Patrick Ropert a précisé à l'AFP qu'il espérait une finalisation du contrat "d'ici octobre". Pour mener à bien le projet, Ceetrus et SNCF envisagent de créer une coentreprise, détenue à 66% par la foncière d'Auchan et à 34% par Gares&Connexions. Cette structure sera chargée de la conduite des travaux, puis de l'exploitation commerciale pendant 35 à 46 ans.
La CGT et Sud-Rail contestent le projet de transformation de la Gare du Nord
L'annonce des négociations entre la SNCF et Ceetrus n'a pas manqué de faire réagir les syndicats. La CGT Cheminots a promis de son côté d'être "très vigilante sur la suite du dossier et plus particulièrement sur le contrat final qui sera soumis au vote des administrateurs en octobre", précisant qu'elle s'était "opposée" via "des administrateurs salariés CGT au conseil d'administration de SNCF Mobilités" à la "mise en œuvre de cette disposition opaque et complexe", selon l'AFP. Le deuxième syndicat de France regrette notamment que "la SNCF [se soit] positionnée sur le seuil minimal de participation" dans le projet de coentreprise avec Ceetrus, "alors que la loi l'autorise à détenir jusqu'à 85% des parts". Certes, la CGT reconnaît que la Gare du Nord "a besoin d'investissements pour améliorer le confort des voyageurs, la qualité de service et la régularité" des trains, mais elle s'interroge dans le même temps sur le fait que les "surfaces commerciales […] seraient multipliées par 5 alors que celles consacrées à la circulation et à l'accueil des voyageurs ne le seraient que par 2,5".

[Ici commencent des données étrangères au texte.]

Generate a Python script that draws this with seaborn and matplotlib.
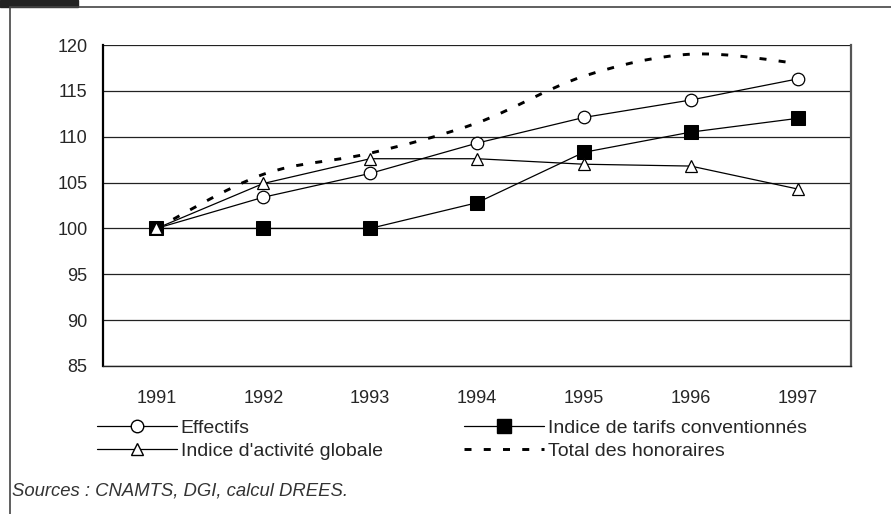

Chez Sud-Rail, on considère que ce projet de modernisation camoufle une volonté de privatisation de la gare parisienne. Le syndicat s'est simplement fendu d'un tweet : "'Il n'est pas question de privatiser la SNCF' disait Elisabeth Borne [la ministre des Transports]. 15 jours après vente de la Gare du Nord. Aucune parole".